The bags of WTC material sat in Goede's Manitou basement as he worked on other projects, including a Soft Skull reissue of Road Movies, a book of poetry written by Sonic Youth guitarist Lee Ranaldo. He also recorded music (one of his musical projects, Hyperjinx Tricycle, pairs him with artist Ron English and songwriter Daniel Johnston) and laid plans to expand the company's catalogue into Colorado, starting with the left-leaning Colorado Springs used-book store Poor Richard's. With partner Noel Black, he brainstormed The Toilet Paper, a nationally distributed monthly newspaper due this fall. And he's exploring the idea of opening a publishing house for children's literature.

But Goede was dogged by a feeling that he should do something with the WTC materials he'd sacked away. Last August he hauled a small selection of pieces to a street festival in downtown Colorado Springs. The pieces include a sticky note from the restaurant Windows on the World; a safety manual for tower employees, complete with evacuation instructions; a check drawn on a bank housed in tower one; and a heat-warped computer disk. On the surface, it made for a mundane collection -- office supplies and form letters, piles of chalky residue. But riddled as they are with burn marks and covered in dust, the pieces are morbid souvenirs of a very bad dream.

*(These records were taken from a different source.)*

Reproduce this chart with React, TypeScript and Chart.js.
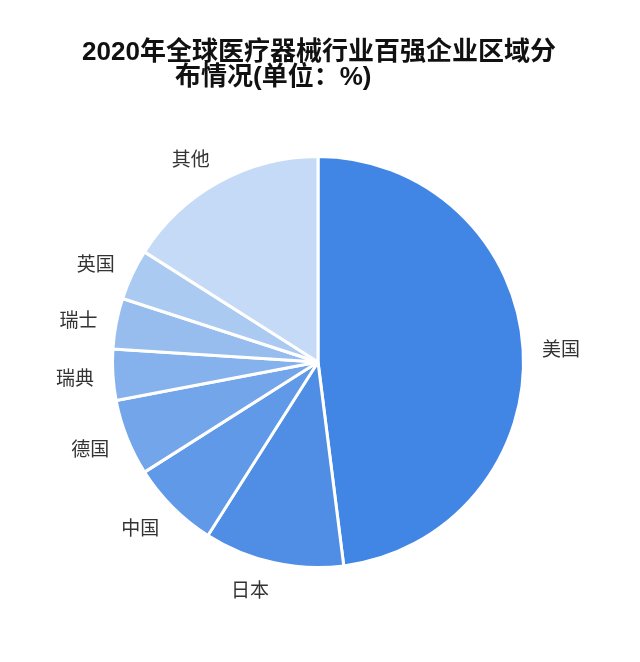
import React, { useEffect, useRef } from 'react';
import { Chart, registerables } from 'chart.js';

Chart.register(...registerables);

const regions = ['美国', '日本', '中国', '德国', '瑞典', '瑞士', '英国', '其他'];
const shares = [48, 11, 7, 6, 4, 4, 4, 16];
const sliceColors = [
  '#4286e5',
  '#4f8ee4',
  '#5f99e8',
  '#72a5ea',
  '#85b1ed',
  '#97bdef',
  '#aacaf2',
  '#c5daf6',
];
const titleLines = ['2020年全球医疗器械行业百强企业区域分', '布情况(单位：%)'];

const titleFont = 'bold 26px "Liberation Sans", "Noto Sans CJK SC", sans-serif';
const labelFont = '19px "Noto Sans CJK SC", sans-serif';

// titel zeichnen (zweite zeile sitzt links versetzt wie im original)
const titlePlugin = {
  id: 'oddTitle',
  afterDraw(chart: Chart) {
    const ctx = chart.ctx;
    ctx.save();
    ctx.font = titleFont;
    ctx.fillStyle = '#111111';
    ctx.textBaseline = 'middle';
    ctx.textAlign = 'center';
    ctx.fillText(titleLines[0], 319, 53);
    ctx.textAlign = 'left';
    ctx.fillText(titleLines[1], 175, 78);
    ctx.restore();
  },
};

// beschriftungen aussen, ohne linien
const outsideLabels = {
  id: 'outsideLabels',
  afterDatasetsDraw(chart: Chart) {
    const ctx = chart.ctx;
    const meta = chart.getDatasetMeta(0);
    ctx.save();
    ctx.font = labelFont;
    ctx.fillStyle = '#333333';
    ctx.textBaseline = 'middle';
    meta.data.forEach((el: any, i: number) => {
      const { x, y, startAngle, endAngle, outerRadius } = el.getProps(
        ['x', 'y', 'startAngle', 'endAngle', 'outerRadius'],
        true
      );
      const mid = (startAngle + endAngle) / 2;
      const rx = outerRadius + 19;
      const ry = outerRadius + 27;
      const px = x + Math.cos(mid) * rx;
      const py = y + Math.sin(mid) * ry + 1;
      ctx.textAlign = Math.cos(mid) >= 0 ? 'left' : 'right';
      ctx.fillText(regions[i], px, py);
    });
    ctx.restore();
  },
};

export default function App() {
  const chartRef = useRef<HTMLCanvasElement>(null);
  const chartInstance = useRef<Chart | null>(null);

  useEffect(() => {
    if (!chartRef.current) return;
    if (chartInstance.current) {
      chartInstance.current.destroy();
    }
    const ctx = chartRef.current.getContext('2d');
    if (!ctx) return;

    chartInstance.current = new Chart(ctx, {
      type: 'pie',
      data: {
        labels: regions,
        datasets: [
          {
            data: shares,
            backgroundColor: sliceColors,
            borderColor: '#ffffff',
            borderWidth: 3,
          },
        ],
      },
      options: {
        responsive: false,
        animation: false,
        layout: {
          padding: { left: 111, right: 115, top: 155, bottom: 93 },
        },
        plugins: {
          legend: { display: false },
          title: { display: false },
          tooltip: { enabled: false },
        },
      },
      plugins: [titlePlugin, outsideLabels],
    });

    return () => {
      if (chartInstance.current) {
        chartInstance.current.destroy();
        chartInstance.current = null;
      }
    };
  }, []);

  return (
    <div style={{ position: 'absolute', left: 0, top: 0, width: 640, height: 662, background: '#fff' }}>
      <canvas ref={chartRef} width={640} height={662}></canvas>
    </div>
  );
}
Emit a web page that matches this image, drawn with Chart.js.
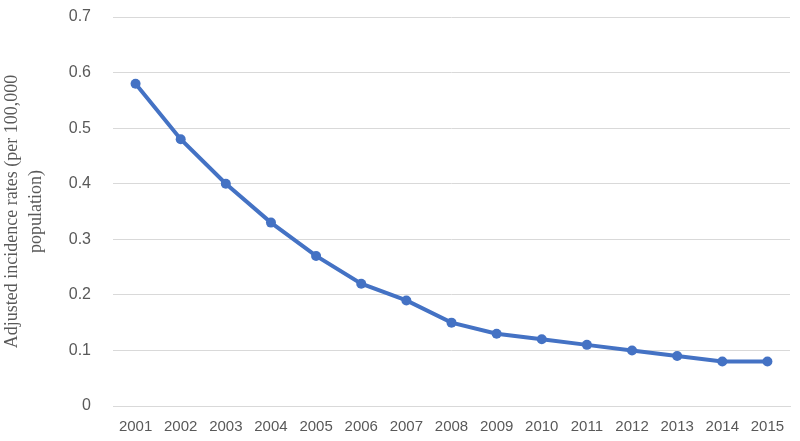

"When you're looking at things that were on someone's desk, in their 'normal' place just seconds before the explosion, you have to wonder, 'Did someone see it before they died? Was this in a drawer somewhere?' It helps you connect to it," Goede says. "It was interesting to watch people's reactions to it in Colorado Springs. Some of them would pick up a piece and be like, 'Whoa. This is from that?' One guy said, 'Hey, why don't you cash the check?' This stuff gives people a feeling they don't normally have, and some of them try to cover that up right away with humor or stupidity.

"I've had people who offer to buy some of the material," Goede continues. "There's no way in hell that I would ever do that. The point is to take it and say, 'Look at this stuff. It's not going away.' I like reality, and this is a pretty heavy dose of reality."

This month, Goede broadens his scope with Odium Theologicum: A 9/11 Remembrance Exhibition, which opens Thursday, September 2, at the Bug Theatre in Denver before settling in for a longer run in Colorado Springs. In Denver, the exhibition coincides with a screening of Horns and Halos, a documentary that chronicles the publication of Fortunate Son, late author J.H. Hatfield's controversial biography of George W. Bush that was picked up by Soft Skull after being dropped by its original publisher, St. Martin's Press. Despite the overt political underpinnings of Fortunate Son and, to a lesser extent, Horns and Halos, Goede views his show as a tribute and a meditation rather than a political statement.

"I thought that this would be an interesting year for it," he says. "There's already a heightened political awareness, where people are talking about things more. It might open some wounds, but that is part of the objective -- to share, to be open.

"But 9/11 happened to human beings, not political parties," he continues. "And it's personal to everyone in a different way. The exhibition is important to me personally because that was such a tough time as a New Yorker," he says. "Nobody should have to deal with that kind of death, on that grand of a scale. I feel an obligation to not let that stuff sit in the back of my closet."